- Work required
Omit every picture, and retype the lines that run from the beginning of the data below through the line containing "import matplotlib.pyplot as plt", inclusive.

- Data segment
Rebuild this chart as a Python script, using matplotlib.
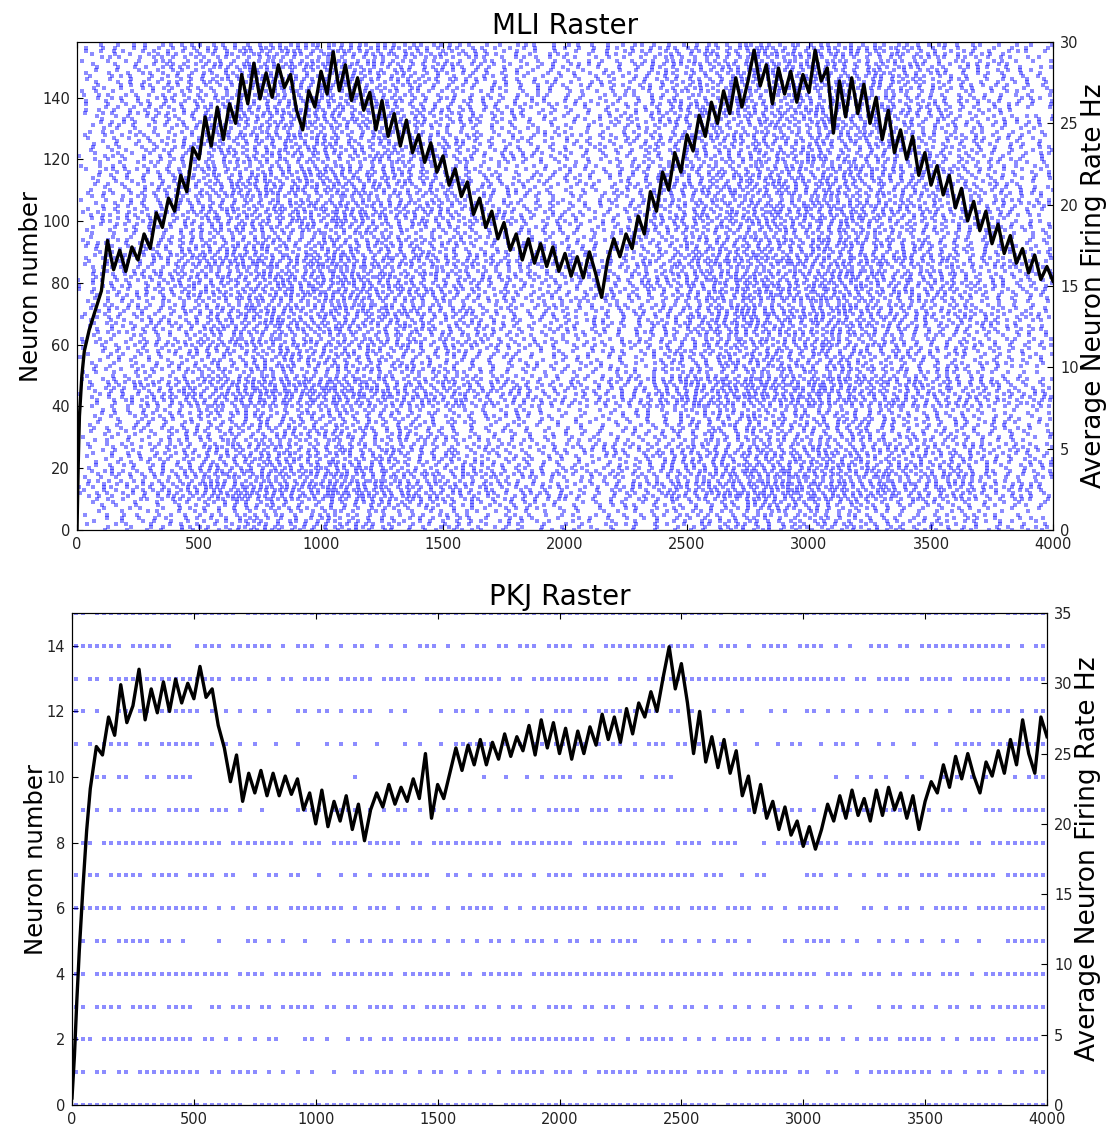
import numpy as np
import matplotlib
matplotlib.use("Agg")
import matplotlib.pyplot as plt

# ---------------------------------------------------------------------------
# Population firing rate (Hz) of the MLI network, sampled in ms
# ---------------------------------------------------------------------------
mli_rate_t = [0, 5, 10, 20, 30, 50, 75, 100] + list(range(125, 4001, 25))
mli_rate_hz = [
    0.0, 4.0, 7.0, 9.5, 11.0, 12.3, 13.5, 14.7,
    17.8, 16.0, 17.2, 15.9, 17.4, 16.6, 18.2, 17.3,
    19.5, 18.6, 20.4, 19.6, 21.8, 20.8, 23.5, 22.8,
    25.4, 23.6, 26.0, 24.0, 26.2, 25.0, 28.0, 26.2,
    28.7, 26.5, 28.1, 26.6, 28.6, 27.2, 28.0, 25.8,
    24.6, 27.0, 26.0, 28.2, 26.8, 29.4, 27.0, 28.6,
    26.4, 27.8, 25.8, 26.9, 24.6, 26.4, 24.2, 25.6,
    23.6, 25.2, 23.2, 24.3, 22.6, 23.8, 22.0, 23.0,
    21.2, 22.2, 20.5, 21.4, 19.4, 20.4, 18.6, 19.6,
    17.9, 18.9, 17.2, 18.2, 16.6, 17.9, 16.4, 17.6,
    16.2, 17.4, 15.9, 17.0, 15.6, 16.8, 15.5, 17.1,
    15.8, 14.3, 16.6, 17.9, 16.8, 18.2, 17.3, 19.3,
    18.2, 20.8, 19.6, 22.0, 20.9, 23.2, 22.0, 24.3,
    23.3, 25.5, 24.2, 26.3, 25.0, 27.0, 25.6, 27.8,
    26.0, 27.6, 29.5, 27.3, 28.6, 26.2, 28.4, 26.8,
    28.2, 26.3, 28.0, 26.9, 29.5, 27.6, 28.4, 24.4,
    27.6, 25.4, 27.8, 25.6, 27.4, 25.0, 26.6, 24.0,
    25.8, 23.2, 24.6, 22.8, 24.2, 21.8, 23.2, 21.2,
    22.4, 20.6, 21.8, 19.8, 21.0, 19.0, 20.2, 18.4,
    19.6, 17.6, 18.8, 17.0, 18.1, 16.4, 17.3, 15.8,
    16.9, 15.4, 16.2, 15.3,
]

# Population firing rate (Hz) of the PKJ cells, sampled in ms
pkj_rate_t = [0, 10, 20, 30, 45, 60, 75] + list(range(100, 4001, 25))
pkj_rate_hz = [
    0.5, 3.5, 7.5, 11.0, 15.5, 19.5, 22.5,
    25.5, 24.9, 27.6, 26.3, 29.9, 27.2, 28.4, 31.0,
    27.4, 29.6, 27.9, 30.1, 28.0, 30.3, 28.6, 30.0,
    28.9, 31.2, 29.0, 29.6, 27.0, 25.4, 23.0, 24.9,
    21.6, 23.6, 22.2, 23.8, 22.0, 23.6, 22.0, 23.4,
    22.1, 23.2, 21.0, 22.2, 20.0, 22.4, 19.8, 21.6,
    20.2, 22.0, 19.6, 21.4, 18.8, 21.0, 22.2, 21.2,
    22.8, 21.4, 22.6, 21.6, 23.2, 21.8, 25.0, 20.4,
    22.8, 21.8, 23.6, 25.4, 23.8, 25.6, 24.2, 26.0,
    24.2, 25.8, 24.6, 26.4, 24.8, 26.2, 25.2, 27.0,
    24.9, 27.4, 25.4, 27.2, 25.0, 26.8, 24.6, 26.6,
    25.0, 26.9, 25.6, 27.8, 26.0, 27.6, 25.8, 28.2,
    26.4, 28.6, 27.6, 29.4, 28.0, 30.4, 32.6, 29.6,
    31.4, 28.6, 25.0, 28.0, 24.4, 26.2, 24.0, 26.0,
    23.6, 25.2, 22.0, 23.4, 20.8, 22.8, 20.4, 21.6,
    19.6, 21.2, 19.2, 20.2, 18.4, 19.8, 18.2, 19.6,
    21.4, 20.2, 22.0, 20.4, 22.4, 20.6, 21.8, 20.2,
    22.4, 20.6, 22.6, 21.0, 22.2, 20.4, 22.0, 19.6,
    21.6, 23.0, 22.2, 24.2, 22.6, 24.8, 23.2, 25.0,
    23.4, 22.2, 24.4, 23.4, 25.2, 23.6, 26.0, 24.2,
    27.4, 25.0, 23.6, 27.6, 26.2,
]

# Relative excitability of each block of ten MLI cells (cells 0-9, 10-19, ...)
mli_band_gain = [0.80, 1.20, 1.00, 0.85, 1.20, 0.90, 1.05, 1.10,
                 1.15, 1.00, 1.05, 1.00, 0.95, 0.95, 0.95, 1.00]
mli_cell_count = 158

# PKJ spike trains: one row per cell (0 at the bottom), eight 500 ms
# windows per row, '#' marks a spike in that slot of the window.
pkj_spikes = [
    ["#################", "#######.#########", "#################", "########.########",
     "#################", "#####.###########", "#################", "###########.#####"],
    ["##.##.##.########", "#.##.####.#.#.#.#", "..#..##.###.#.#.#", "#.#.#.#.#.#####.#",
     "##.#.######.#####", "#.####.#.######.#", "#..##..#.########", "#.##.#.##.#.##.##"],
    ["###.#############", ".##.#.#.#.##...##", ".#..#.##.##.#####", "###.#####.#######",
     "#####.##.#.#####.", "#.#.#.####.#.#.##", "#.##.#.#.###.####", "#.#.#.####.#####."],
    ["##.####.####.####", "..##.###.##.#####", ".##.##.####.##.##", "####.##.#.##.#.##",
     "##.##.##.#.#.#.#.", "##.#.#.#.#.#.#.#.", "#.#.#.#...#.##.##", ".#.##.##.########"],
    ["##.##############", "#####.####.######", "#.#########.#####", "##.##.######.####",
     "#################", "######.##########", "##.####.###.##.##", "#.###.#.#########"],
    [".#.##.#####.##.#.", "...#...##.#.#..#.", "..#.#.##.##.###.#", ".#.#.#.##.#.###.#",
     ".##.##.####...##.", "#.#.#.##.#....##.", "####.#.#..#.#.#.#", "..#.#..#...######"],
    ["#######.#########", "##.#.#.##.##.####", "####.#.###.#.##.#", ".#.#####.#.#.####",
     "####.#######.####", ".####.####.##.#.#", "#####...##.#.##.#", ".#####.##########"],
    ["#.##.#####.####.#", "###.##..#.##.##..", "#..#.#.#.#######.", ".##.#.##.###.#.##",
     "##.##############", "##.###..#.##.....", "###.#.#.#.##.##.#", "##.#######.######"],
    [".##.#############", "####.#########.##", "#.####.#####.##.#", "#########.#######",
     "##.############.#", "###.####...#.####", "#.###.####.######", "#####.##.########"],
    [".#.#.##.####.####", "#.###.#..#....###", "#.####.#.#.##.#.#", ".##.#.#.#.##.#.##",
     "###.###.####.##.#", "##.#.#.#.#.#.#.##", ".#.#.##.##.###.#.", "#.##.#..###.#####"],
    ["...##.##..##.####", ".................", ".....#...........", "......#..#..#.#.#",
     "##.##.###..#.###.", ".................", "....#..#.#.#..#.#", "..#.#.#.#...#.###"],
    ["#.#.####.##.#####", "#.#.#.#.#..#..#..", ".#.#.#..#...#.#..", "#.######.#.#.##.#",
     "#.##.#.##.#.###.#", "#.#..#.#..#..#.##", "..#.##.#..#.#..#.", ".#..####.########"],
    ["##.#..##.##.#####", "#.#.#.#.#.#...##.", "##.#.###..#.#....", "#.##.#.#.##.#.#.#",
     "##.#.####.#.##.##", ".#..#.#.#...#.#..", "##.#.#.#.#.#..###", ".#.#..##.###.#.##"],
    ["#.##.############", "####.####.#.##.##", "##.#####.#####.##", "#########.##.####",
     "#######.###.#####", "#################", "######.##.#####.#", "####.#######.####"],
    ["#######.######...", "####.######.#.###", ".#.#.##.#.#.#.###", ".#.#.##.##.###.##",
     "##.##.###########", "##.#.###.#.####.#", "###.#.#..###.##.#", "############.#.##"],
    ["##.##############", "######.##########", "#################", "####.############",
     "#################", "######.##########", "#################", "##########.######"],
]
window_ms = 500
t_end = 4000

RASTER_COLOR = (0.0, 0.0, 1.0)


def mli_raster():
    """Integrate-and-fire cells driven by the population rate.

    Every cell integrates the population rate scaled by its block
    excitability and fires when the integral reaches its next threshold.
    Threshold spacing and starting phase follow quadratic Weyl sequences,
    so inter-spike intervals scatter around the mean and rows do not lock.
    """
    t = np.arange(0.0, t_end, 1.0)
    rate = np.interp(t, mli_rate_t, mli_rate_hz)
    drive = np.cumsum(rate) / 1000.0
    a1, a2, a3, a4 = 0.6180339887, 0.7548776662, 0.4142135624, 0.5698402910
    xs, ys = [], []
    for cell in range(mli_cell_count):
        gain = mli_band_gain[cell // 10]
        d = drive * gain
        n = int(d[-1]) + 4
        j = np.arange(1, n + 1)
        u = (j * j * a3 + j * cell * cell * a2 + cell * a1) % 1.0
        spacing = 1.0 + 0.95 * (u - 0.5)
        phase = (cell * cell * a4 + cell * a3) % 1.0
        thresholds = phase + np.cumsum(spacing) - 1.0
        idx = np.searchsorted(d, thresholds)
        idx = idx[(idx > 0) & (idx < t.size)]
        xs.append(t[idx])
        ys.append(np.full(idx.size, cell))
    return np.concatenate(xs), np.concatenate(ys)


def pkj_raster():
    xs, ys = [], []
    for cell, windows in enumerate(pkj_spikes):
        for w, pattern in enumerate(windows):
            slot = window_ms / len(pattern)
            for k, ch in enumerate(pattern):
                if ch == "#":
                    xs.append(w * window_ms + (k + 0.5) * slot)
                    ys.append(cell)
    return np.array(xs), np.array(ys)


fig = plt.figure(figsize=(11.13, 11.27), dpi=100)
W, H = 1113.0, 1127.0

ax_top = fig.add_axes([77 / W, 1 - 530 / H, (1053 - 77) / W, (530 - 42) / H])
ax_bot = fig.add_axes([72 / W, 1 - 1105 / H, (1047 - 72) / W, (1105 - 613) / H])

panels = [
    (ax_top, "MLI Raster", mli_raster(), (0, mli_cell_count), np.arange(0, 141, 20),
     mli_rate_t, mli_rate_hz, (0, 30), np.arange(0, 31, 5), 2.3),
    (ax_bot, "PKJ Raster", pkj_raster(), (0, 15), np.arange(0, 15, 2),
     pkj_rate_t, pkj_rate_hz, (0, 35), np.arange(0, 36, 5), 2.6),
]

for ax, title, (sx, sy), ylim, yticks, rt, rv, rlim, rticks, msize in panels:
    ax.plot(sx, sy, linestyle="none", marker="s", markersize=msize,
            markeredgewidth=0, color=RASTER_COLOR, alpha=0.45)
    ax.set_xlim(0, t_end)
    ax.set_ylim(*ylim)
    ax.set_xticks(np.arange(0, t_end + 1, 500))
    ax.set_yticks(yticks)
    ax.tick_params(direction="in", top=True, length=4, labelsize=10.5,
                   labelcolor="#222222", pad=5)
    ax.set_ylabel("Neuron number", fontsize=17.5, labelpad=-1)
    ax.set_title(title, fontsize=20, pad=6)

    axr = ax.twinx()
    axr.plot(rt, rv, color="black", linewidth=2.4)
    axr.set_ylim(*rlim)
    axr.set_yticks(rticks)
    axr.tick_params(direction="in", length=4, labelsize=10.5,
                    labelcolor="#222222", pad=5)
    axr.set_ylabel("Average Neuron Firing Rate Hz", fontsize=19, labelpad=2)
    axr.set_xlim(0, t_end)

fig.savefig("out.png", dpi=100, facecolor="white")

- Worked answer
Rebuild this chart as a Python script, using matplotlib.
import numpy as np
import matplotlib
matplotlib.use("Agg")
import matplotlib.pyplot as plt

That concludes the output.